Today Google reported that they’ve developed an algorithm to index Flash content (only text, not video or images). This news is clearly dominating Flash news sources around the web, with mostly mixed reviews.
Many bloggers are criticizing Google claiming that it’s impossible for any algorithm to figure out the text information of SWF files which load text from external sources (such as XML) because it’s impossible to know the format of the XML documents being transferred over. But who cares? I still don’t get why people are saying that that’s how the algorithm works. Google has stated that it’s able to crawl externally loaded SWFs (although they don’t couple it with the original SWF when indexing, which is a significant problem for sites that load multiple SWFs for navigation); consequently, they must be monitoring HTTP requests made by the SWF and can do the same with XML files. Google doesn’t need to know how the XML file is parsed… the Flash document will do that for them. They can just have the Flash load the XML file and monitor the text fields and see the value. That’s probably why they say, “To protect your material from being crawled, convert your text to images when possible”.

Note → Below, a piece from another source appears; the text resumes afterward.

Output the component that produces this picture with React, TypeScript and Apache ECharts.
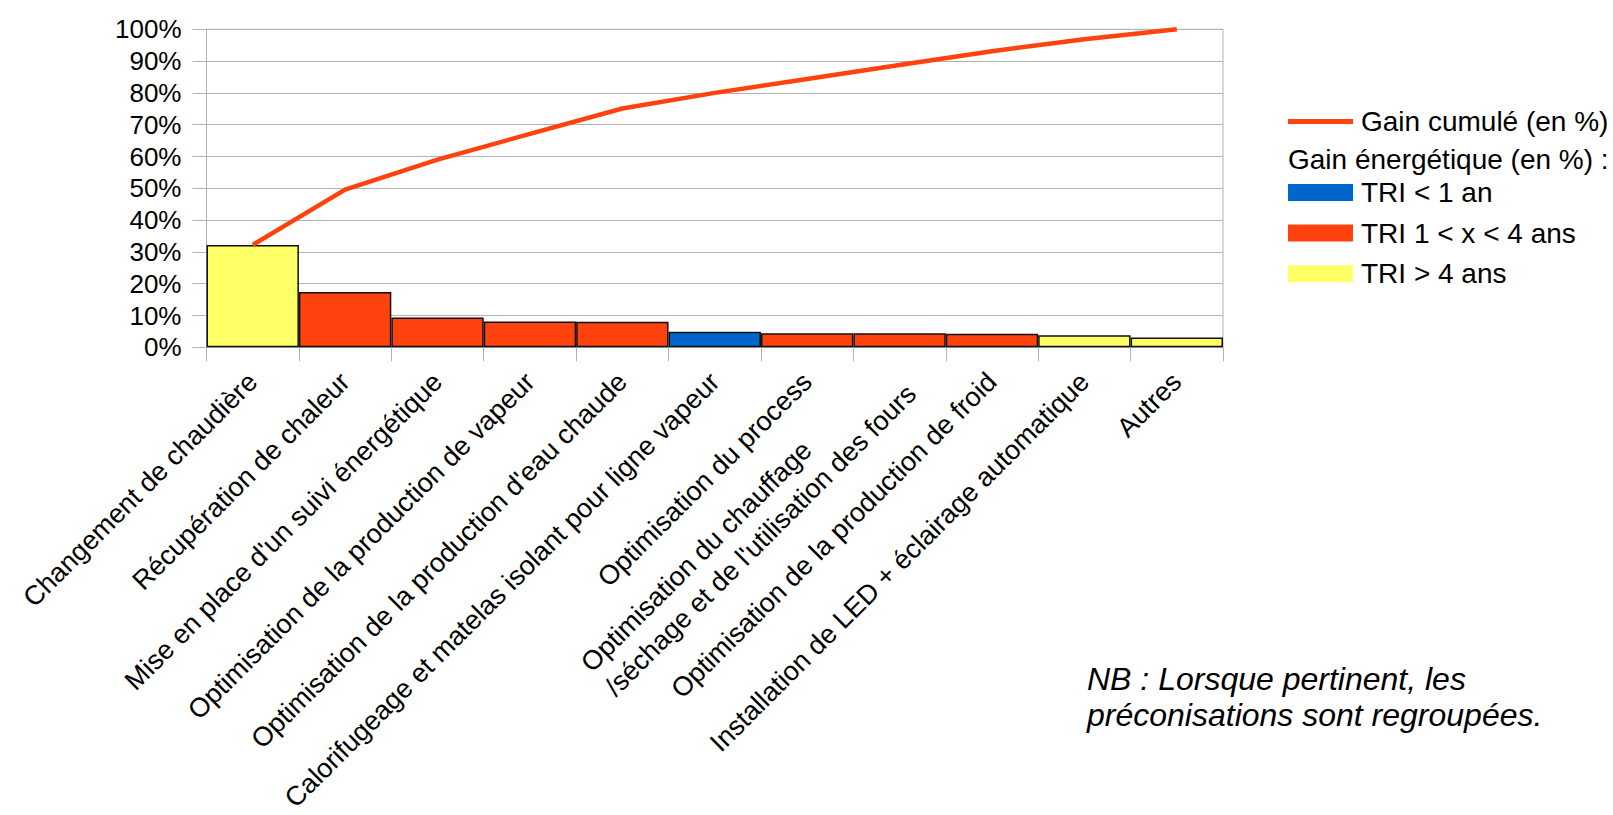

The only problem I see is if text fields are very dynamic. Maybe the algorithm only goes through static text fields? Because I see no way how a text field that displays random letters (for visual effect) being able to be indexed by any algorithm.
Here’s my prediction: Community tagging. Just like the Google Image Labler game, Google will ask users to tag/label Flash documents that their parser can’t index correctly. Humans would be the perfect computational tool to solve this kind of problem. Yes, there are millions of SWFs out there needing to be indexed, but we really just want the major ones parsed.